あおもり今・昔23

縄文時代前期・中期のあおもり

 縄文時代前期中ごろから中期中ごろ(約5千500年〜4千年前)にかけて、東北北部から北海道南部では「円筒土器文化」が繁栄した。この時代にはバケツを上下に引っ張ったような、細長い筒型の土器がたくさん作られたことからその名が付けられている。
 青森市内にも、前期の熊沢遺跡、水天宮遺跡をはじめとして、中期の近野遺跡、三内沢部遺跡、三内遺跡、蛍沢遺跡、そして前期から中期にかけての拠点的大集落である三内丸山遺跡など、円筒土器文化期の遺跡が多数あることが知られている。
熊沢遺跡での発掘作業風景
▲熊沢遺跡での発掘作業風景
 熊沢遺跡は東北自動車道青森インターチェンジ近くの沖館川左岸、標高約50メートルの丘陵に所在している。高速道路建設に先立ち、昭和51年に発掘調査が行われ、竪穴住居跡14棟、お墓と考えられる土抗30基のほか、炉跡や捨て場が見つかっている。捨て場からは、大量の土器や石器、珍しい岩偶などが出土している。

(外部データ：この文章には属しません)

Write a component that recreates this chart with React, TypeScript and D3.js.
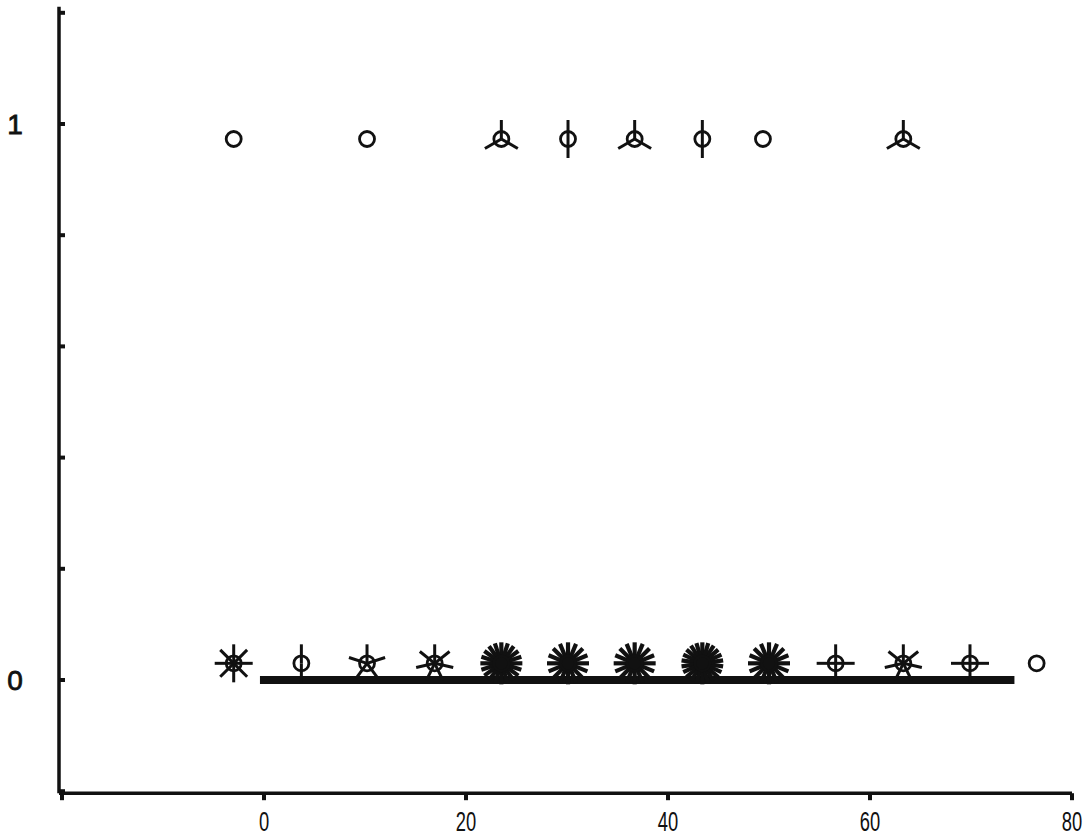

 三内丸山遺跡は、県営野球場建設に先立ち平成4年から発掘調査が行われている。それまでは中期の集落遺跡であることは分かっていたが、この調査で前期からすでに大規模な集落が営まれていたことが初めて明らかにされた。主な遺構として、竪穴住居跡・大型住居跡・貯蔵穴・墓・捨て場などが見つかっている。特に捨て場からは、動物や魚の骨・植物の種子・花粉・昆虫・寄生虫卵などが出土しており、それらは当時の生活の様子や環境を考える上で貴重な資料である。そして、中期になると集落は最も繁栄する時代を迎える。